Heath Sims (born October 14, 1971) is an American mixed martial artist, Olympic wrestler and MMA trainer. He is a long time training partner of Dan Henderson and a highly respected MMA coach who was the wrestling instructor for the US team on The Ultimate Fighter: United States vs. United Kingdom.

In 2011, he sold his share in Team Quest and moved to Singapore to become the head of the wrestling program at Evolve MMA.

Wrestling
Sim's Father was a freestyle wrestler who competed in the 1972 Olympic trials. As a ninth grader Sims began training with the San Clemente Jets, an amateur wrestling club where kids from all over California came to learn freestyle and Greco-Roman techniques. He won state championships in 1988 and 1989 but instead of going to college and continuing a freestyle career, Sims decided to keep wrestling in the Greco style. He became a junior national team member in 1989 and a world team member in 1990.

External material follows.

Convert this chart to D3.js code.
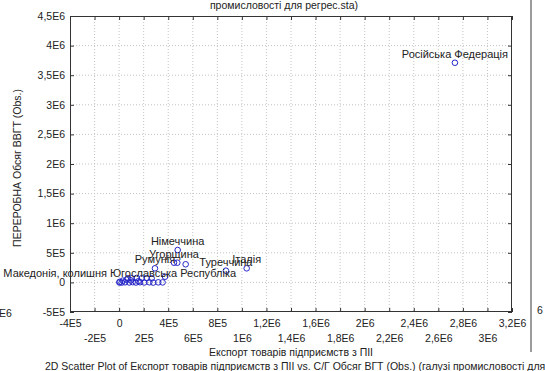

In 1996 he quit wrestling in order to work for a computer company but he missed the competition and began to practise again, finishing third at the 1998 U.S. World Team trials. However, in 1999 while he was training at the U.S. Olympic facilities in Colorado Springs Sims flew his snowboard off a mountainside and had to be transported off the mountain by helicopter. His kidney and spleen had been lacerated and his kidney had been nearly severed.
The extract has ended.